It seems the arguments for proving or disproving God’s (or a god’s) existence will never be pinned down as absolute truths. Most of the time, one becomes an atheist or a person of faith based on a form of logic or a type of emotion that is personally attractive, though this logic or emotion cannot be said to be absolute truth (Harper, 12). Through logic and emotion, both sides of the argument for divinity and a lack of divinity can be “proven.” For me, music has been one of the pieces of evidence for the existence of God or a god.
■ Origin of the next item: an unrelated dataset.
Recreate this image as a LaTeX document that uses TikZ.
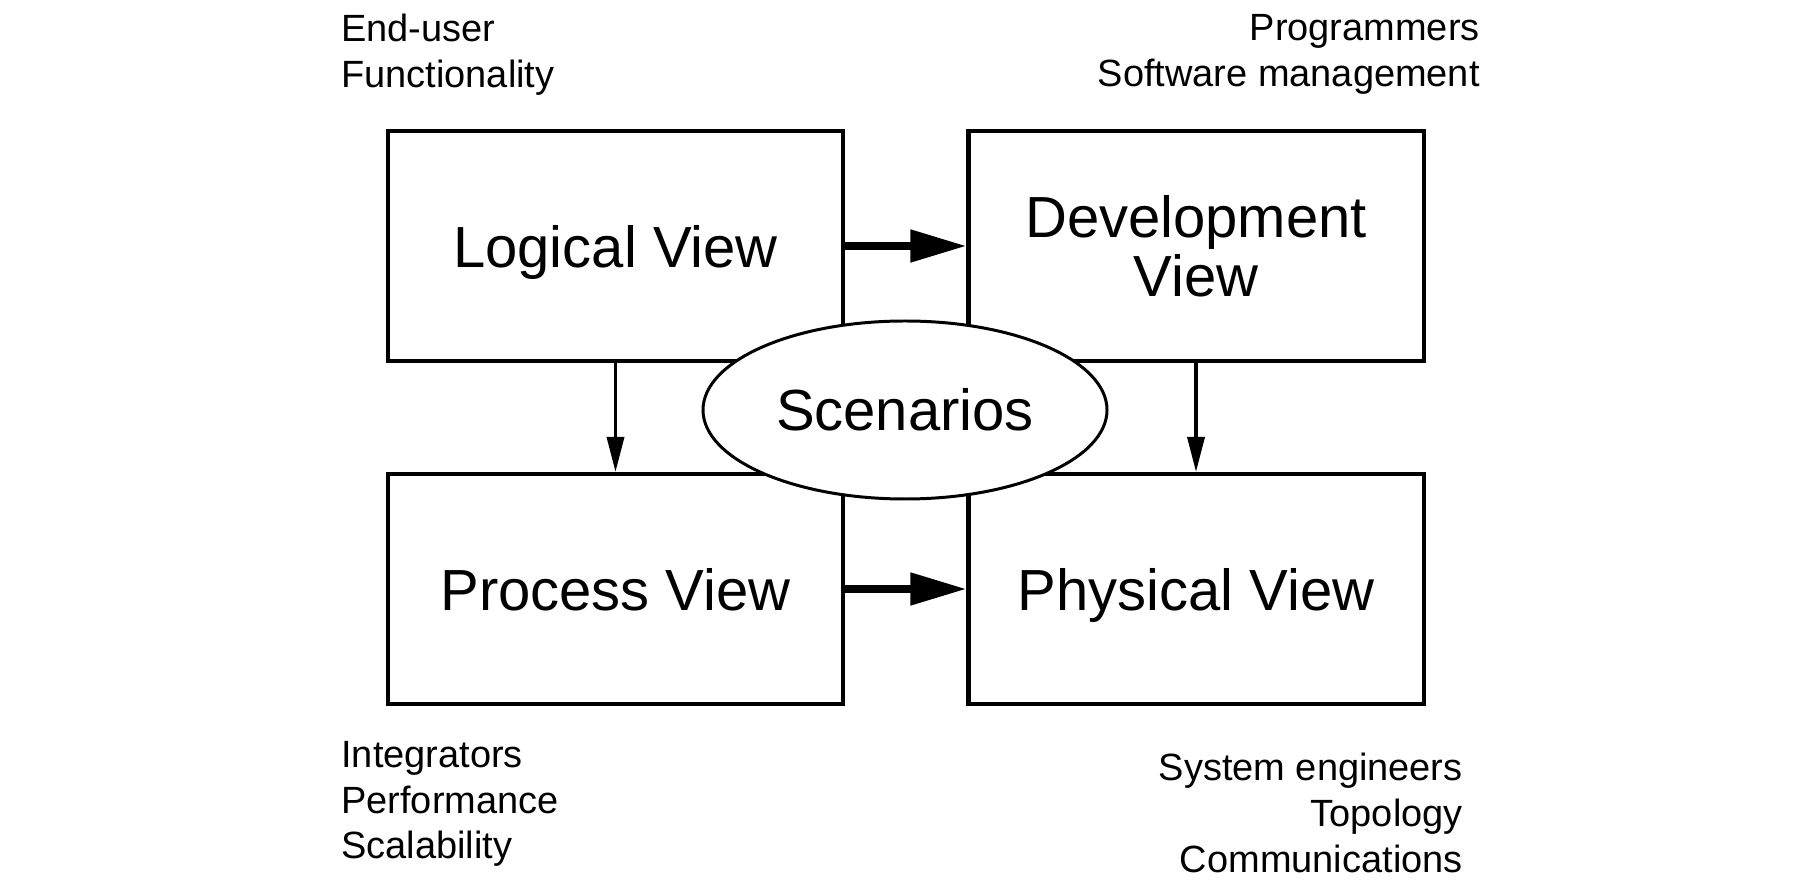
\documentclass[tikz,border=0pt]{standalone}
\usepackage{fontspec}
\setmainfont{Liberation Sans}
\usetikzlibrary{arrows.meta,shapes.geometric}

\begin{document}
\begin{tikzpicture}[
    viewbox/.style={draw, line width=2.3pt, minimum width=9.1cm, minimum height=4.6cm,
        align=center, font=\fontsize{33}{33.5}\selectfont},
    oneline/.style={text height=24pt, text depth=0pt},
    bigarrow/.style={line width=4.5pt, -{Triangle[length=1.12cm, width=0.62cm]}},
    thinarrow/.style={line width=2pt, -{Triangle[length=0.7cm, width=0.34cm]}},
    note/.style={inner sep=0pt, font=\fontsize{21.6}{26}\selectfont}
]
        % 画布范围
        \useasboundingbox (0, 0) rectangle (35.92, 17.84);

        % 绘制四个视图
        \node[viewbox, oneline] (logical) at (12.31, 12.92) {Logical View};
        \node[viewbox] (devel) at (23.92, 12.92) {Development\\View};
        \node[viewbox, oneline] (process) at (12.31, 6.06) {Process View};
        \node[viewbox, oneline] (physical) at (23.92, 6.06) {Physical View};

        % 绘制视图之间的箭头
        \draw[bigarrow] (logical) -- (devel);
        \draw[bigarrow] (process) -- (physical);
        \draw[thinarrow] (logical) -- (process);
        \draw[thinarrow] (devel) -- (physical);

        % 绘制中间的场景
        \node[ellipse, draw, fill=white, line width=1.7pt, minimum width=8.08cm, minimum height=3.56cm,
            font=\fontsize{33}{33.5}\selectfont] (scen) at (18.1, 9.64) {Scenarios};

        % 绘制各视图的说明文字
        \node[note, anchor=north west, align=left] (usertext) at (6.82, 17.56) {End-user\\Functionality};
        \node[note, anchor=north east, align=right] (progtext) at (29.6, 17.56) {Programmers\\Software management};
        \node[note, anchor=north west, align=left] (integtext) at (6.82, 3.02) {Integrators\\Performance\\Scalability};
        \node[note, anchor=north east, align=right] (systext) at (29.26, 2.78) {System engineers\\Topology\\Communications};
    \end{tikzpicture}
\end{document}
When I listen to Sufi music, particularly qawwali music, I get into states of ecstasy and feelings of mystic transformation. Sufism is a mystical sect of Islam that places great importance on music as a tool to put people in a state of oneness with the divine. In qawwali music, the words of saints are combined with infectious rhythms and soaring melodies. When a listener tunes into a qawwali willingly, many times the listener will at some point feel a transformation in his or her consciousness, which could be said to be like feeling the rhythm of the Universe, or a feeling of oneness having spiritual tones (Garge, 10).
This occurred to me often while listening to a particular maestro of qawwali music, Ustad Nusrat Fateh Ali Khan. I am not a Muslim, or a Sufi, but was curious to hear something new when I first received a CD of the acclaimed singer from an aunt of mine. I had been listening to mostly alternative rock music, and a first listening of Ustad Nusrat Fateh Ali Khan surprised me and gave me immediate awe. There was something in his voice that had a certain substance I could not deny. Later, I realized this substance was the mystic devotion the singer expressed and of which I felt keenly with many listenings.
This might not sound entirely scientific, as it cannot be tested or observed strictly (as of now), but its effects and the experiences that are a result of those effects are difficult to deny if they happen to one personally. And it is not just me experiencing regular effects of ecstasy listening to Ustad Nusrat Fateh Ali Khan’s music—thousands of listeners lay claim to feel a sense of spiritual fulfillment while enjoying his music (Byth, 32). And surprisingly, many of the people who claim this are neither religious or spiritually-minded. It seems people get mystically hypnotized by Ustad Nusrat Fateh Ali Khan’s music whether or not it was intended to.
There may never be any proof for or against God’s or a god’s existence, or whether we would know what this proof could possibly be. But when I listen to Ustad Nusrat Fateh Ali Khan’s riveting vocals, it brings me into a state of ecstasy and I feel I am getting in contact with the eternal spirit the mystics talked about and still talk about. I may be hallucinating each time I listen to this music, without the usage of drugs, but I choose to believe this is highly improbable. Rather, I accept this music expresses divinity and this expression can be felt by the listeners of this music.
Harper, Bill. “Acts of Supplication.” Blind Man Press. New York: 2008. Print.
Garge, Melanie. “Sufi Orders.” Mystical Books. Chicago: 2011. Print.
Byth, George. “King of Qawwali Music.” Pakistan Today Press. Lahore: 2013. Print.